Austin Chronicle: You played in punk bands growing up, so how did you transition to softer stuff?
José González: Well, in a way I was doing both for many years when I was a teenager. I played classical guitar, but I also did stuff more similar to what I’m doing today, and at the same time I was playing bass. At first it was a punk band, then I started playing in a hardcore band.
So when I was 20-25, I was studying more and more in university and started to have less time to work on my bands. That’s when I kept on going with my solo stuff and let go of the bands. Also, when I released my first album, that was the thing that people liked the most [laughs]. My solo music was the one that really took off, not my bands.
AC: So you were just like, “I’m going to run with this”?
JG: Yeah, I spent about five years at the university studying biochemistry when I released my album. After that, I let go of my Ph.D. studies and went on the road full time.
AC: Your first album is very personal, while your most recent release is more outward and hopeful. Was that a theme or do you write whatever you’re feeling?
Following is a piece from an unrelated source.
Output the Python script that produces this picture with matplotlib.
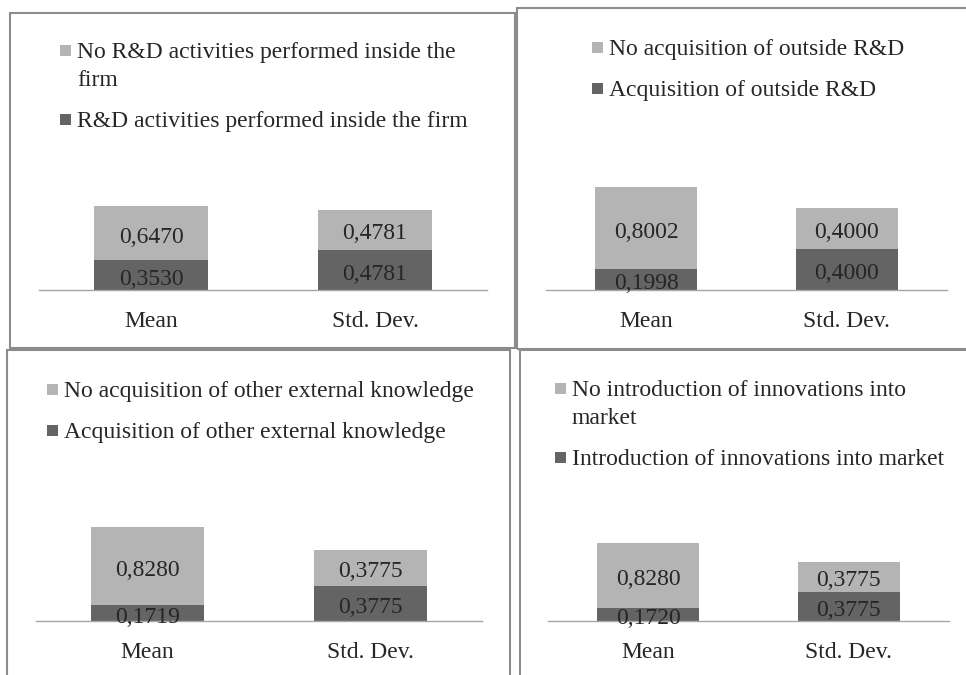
import matplotlib
matplotlib.use("Agg")
from matplotlib import pyplot as plt
from matplotlib.patches import Rectangle

plt.rcParams['font.family'] = ['Liberation Serif', 'DejaVu Serif']

W, H = 966, 675

categories = ["Mean", "Std. Dev."]

# panel 1: R&D inside the firm
p1_yes = [0.3530, 0.4781]
p1_no = [0.6470, 0.4781]
p1_labels = ["R&D activities performed inside the firm",
             "No R&D activities performed inside the\nfirm"]

# panel 2: outside R&D
p2_yes = [0.1998, 0.4000]
p2_no = [0.8002, 0.4000]
p2_labels = ["Acquisition of outside R&D",
             "No acquisition of outside R&D"]

# panel 3: other external knowledge
p3_yes = [0.1719, 0.3775]
p3_no = [0.8280, 0.3775]
p3_labels = ["Acquisition of other external knowledge",
             "No acquisition of other external knowledge"]

# panel 4: innovations into market
p4_yes = [0.1720, 0.3775]
p4_no = [0.8280, 0.3775]
p4_labels = ["Introduction of innovations into market",
             "No introduction of innovations into\nmarket"]

DARK = '#646464'
LIGHT = '#b4b4b4'
TXT = '#262626'
FS = 17
LINE_H = 28   # px between wrapped lines
ENTRY_H = 41  # px between legend entries


def px_rect(l, t, r, b):
    return [l / W, 1 - b / H, (r - l) / W, (b - t) / H]


def DrawLegend(fig, mx, y, labels, colors):
    """
    Excel style legend: small square next to the first line of the label
    """
    for lab, col in zip(labels, colors):
        fig.add_artist(Rectangle((mx / W, 1 - (y + 6) / H), 11 / W, 11 / H,
                                 transform=fig.transFigure, facecolor=col,
                                 edgecolor='none'))
        lines = lab.split('\n')
        for i, ln in enumerate(lines):
            fig.text((mx + 17) / W, 1 - (y + i * LINE_H) / H, ln,
                     fontsize=FS, color=TXT, ha='left', va='center_baseline')
        y += ENTRY_H + LINE_H * (len(lines) - 1)


def DrawPanel(fig, rect, ytop, yes, no, labels, leg_xy):
    ax = fig.add_axes(px_rect(*rect))
    b1 = ax.bar(range(len(categories)), yes, width=0.51, color=DARK)
    b2 = ax.bar(range(len(categories)), no, width=0.51, bottom=yes, color=LIGHT)
    fmt = lambda v: f"{v:.4f}".replace('.', ',')
    ax.bar_label(b1, labels=[fmt(v) for v in yes], label_type='center',
                 padding=-3, fontsize=FS, color=TXT)
    ax.bar_label(b2, labels=[fmt(v) for v in no], label_type='center',
                 padding=-3, fontsize=FS, color=TXT)
    ax.set_xlim(-0.5, 1.5)
    ax.set_ylim(0, ytop)
    ax.set_xticks(range(len(categories)), categories)
    ax.tick_params(axis='x', length=0, pad=15, labelsize=FS, labelcolor=TXT)
    ax.set_yticks([])
    for s in ['top', 'left', 'right']:
        ax.spines[s].set_visible(False)
    ax.spines['bottom'].set_color('#a6a6a6')
    ax.spines['bottom'].set_linewidth(1.0)
    ax.patch.set_alpha(0)
    DrawLegend(fig, leg_xy[0], leg_xy[1], [labels[1], labels[0]], [LIGHT, DARK])
    return ax


def DrawBorders(fig):
    boxes = [(10, 13, 515, 348), (517, 8, 990, 349),
             (7, 350, 510, 700), (520, 350, 990, 700)]
    for l, t, r, b in boxes:
        fig.add_artist(Rectangle((l / W, 1 - b / H), (r - l) / W, (b - t) / H,
                                 transform=fig.transFigure, fill=False,
                                 edgecolor='#8c8c8c', linewidth=1.5,
                                 clip_on=False))


if __name__ == "__main__":
    fig = plt.figure(figsize=(W / 100, H / 100), dpi=100)
    fig.patch.set_facecolor('white')
    DrawBorders(fig)
    DrawPanel(fig, (39, 150, 487, 290), 140 / 84, p1_yes, p1_no, p1_labels, (60, 50))
    DrawPanel(fig, (546, 150, 947, 290), 140 / 103, p2_yes, p2_no, p2_labels, (592, 47))
    DrawPanel(fig, (36, 480, 482, 621), 141 / 94, p3_yes, p3_no, p3_labels, (47, 389))
    DrawPanel(fig, (548, 480, 949, 621), 141 / 78, p4_yes, p4_no, p4_labels, (555, 388))
    plt.savefig("out.png", dpi=100)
JG: It’s different from song to song. I’m just trying to find the riffs and chord progressions that I like, then I write the lyrics for that demo. So the lyrics are dependent on the mood of each song. At the very last minute, I try to tie up the different songs into a theme.
What happened with the third one, I noticed a lot of songs were in the theme of zeitgeist-like struggles that have to do with humanity more than personal struggles. If the first album was more about personal struggles, then Vestiges & Claws sort of switches the focus to a wider lens. It’s still a mixture from song to song, like “Open Book” is still very personal.
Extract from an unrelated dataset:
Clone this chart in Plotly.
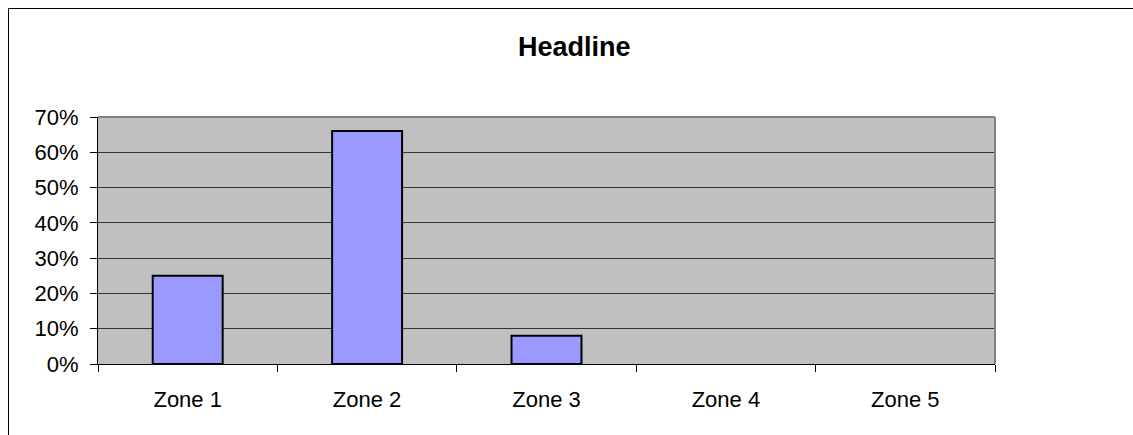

In general, I think all the albums are pretty similar [laughs].
AC: Yeah, they all seem to follow the simple guitar and melody. Was this in response to your upbringing? Your parents were from Argentina and fled to Sweden. I’m Mexican and Chinese, then moved to the States, so there was always a sense of othering. Is that why you got into punk and your solo stuff now?
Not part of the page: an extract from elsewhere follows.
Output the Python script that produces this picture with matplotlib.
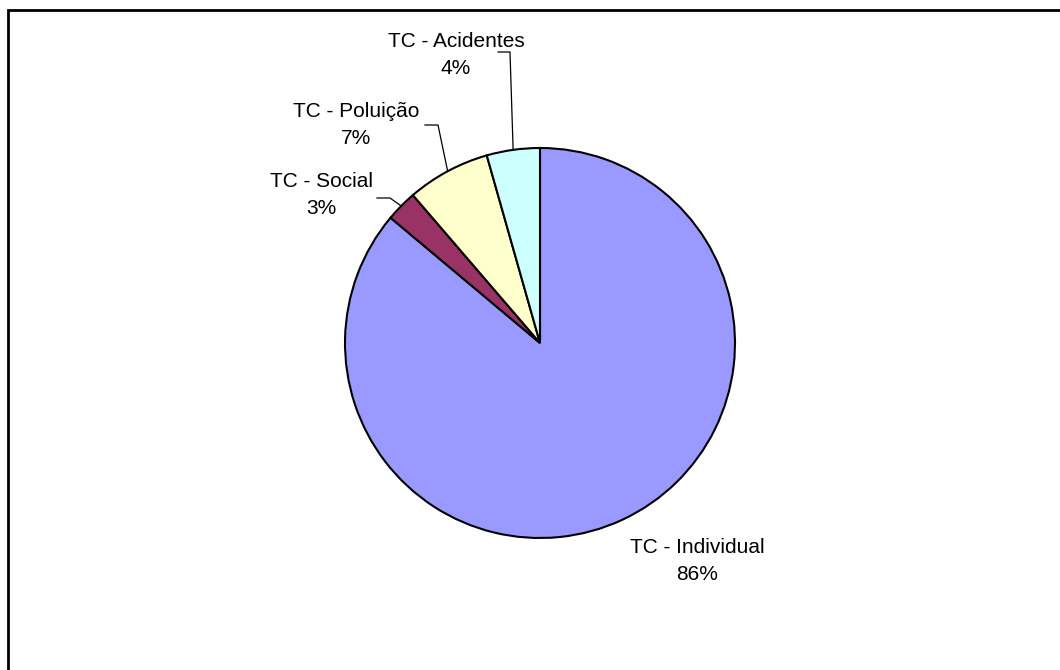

JG: I did feel like I was partly from another country, although I lived in Sweden all my life. I always felt like I had this other dimension with the Spanish at home and the looks [laughs]. People could see that I was not from Sweden. Probably from Spain or Latin America or maybe even the Middle East.
I have a pretty distinct nose similar to a lot of people in the Middle East [laughs], so that’s been something that I’ve thought about. People, when they hear my accent, they notice that I’m very fluent and I have a Gothenburg accent. When people look at you, they might make some impressions, but when they speak to you, they get others that are more regional-specific.
AC: Do you find yourself writing in Swedish, Spanish, or English?
JG: For some reason it’s always been English except for a few times. When I started, I was doing the same as my friends, who, although all Swedish, were writing in English. The years that I’ve been touring, I’ve been feeling more and more that it’s weird I don’t write in my first language [Swedish], or my second language [Spanish], but rather my third. Even though I try once in awhile, it doesn’t come out properly.
I think I’m just postponing when I start switching to other languages [laughs]. When I started playing guitar, I was pretty comfortable singing songs in Spanish or Portuguese or Swedish, but when I’m writing it’s a different mode, so maybe sometime in the future I’ll switch.
AC: How many languages do you speak?
JG: Portuguese I don’t really know, but I understand a bit. With singing, I’m just copying [laughs]. Or imitating, I mean [laughs]. But I do speak three languages. I speak German too.
AC: As for your writing process, there’s Junip and you did the Walter Mitty soundtrack. How do the three differ?
JG: I start with music, usually guitars, then usually move onto melodies, then take lyrics. Of course with Junip, it’s a collaborative process with the band. Walter Mitty was a collaboration with Teddy Shapiro and was very specific to the movie. It’s always easiest for me to start with guitar and melodies. When I’m writing for myself, it’s mainly just guitar and vocals, so I try to focus on the details of the guitar.
AC: Is there any one project you prefer over the other?
JG: As long as I vary the stuff that I do from year to year it’s fine. I get tired if I do too much of the same. Especially touring-wise, it’s good to vary the people you’re touring with and also where I’m touring.
AC: How do you translate your solo stuff into a live setting?
JG: It’s just me and my guitar. It’s been like that since I started in 2003. It’s pretty easy in a way, because my recordings are just guitar and vocals, but there are more dynamics when I’m playing live compared to on the record, so I think that’s why many people like to see me play live.
AC: Do you have a set list when you tour or do you switch it up?
JG: I switch it up a bit, but I do rehearse some songs for the tour. I leave out the songs I won’t play at all, so I have just enough songs that I can mix a bit between show to show. I’m playing songs from all three albums and some B-sides. There’s always someone who gets disappointed because they didn’t hear their favorite song [laughs].
AC: If you could choose an ideal environment for someone to listen to your music, where would it be? What would they be doing?
JG: I have so many songs and they’re all different. In a way, I like to play when there’s a good sounding PA and I don’t really mind what people are doing at the time – laying down, sitting, dancing [laughs]. Yeah, that’s what I enjoy the most: When I feel like there’s power behind the music.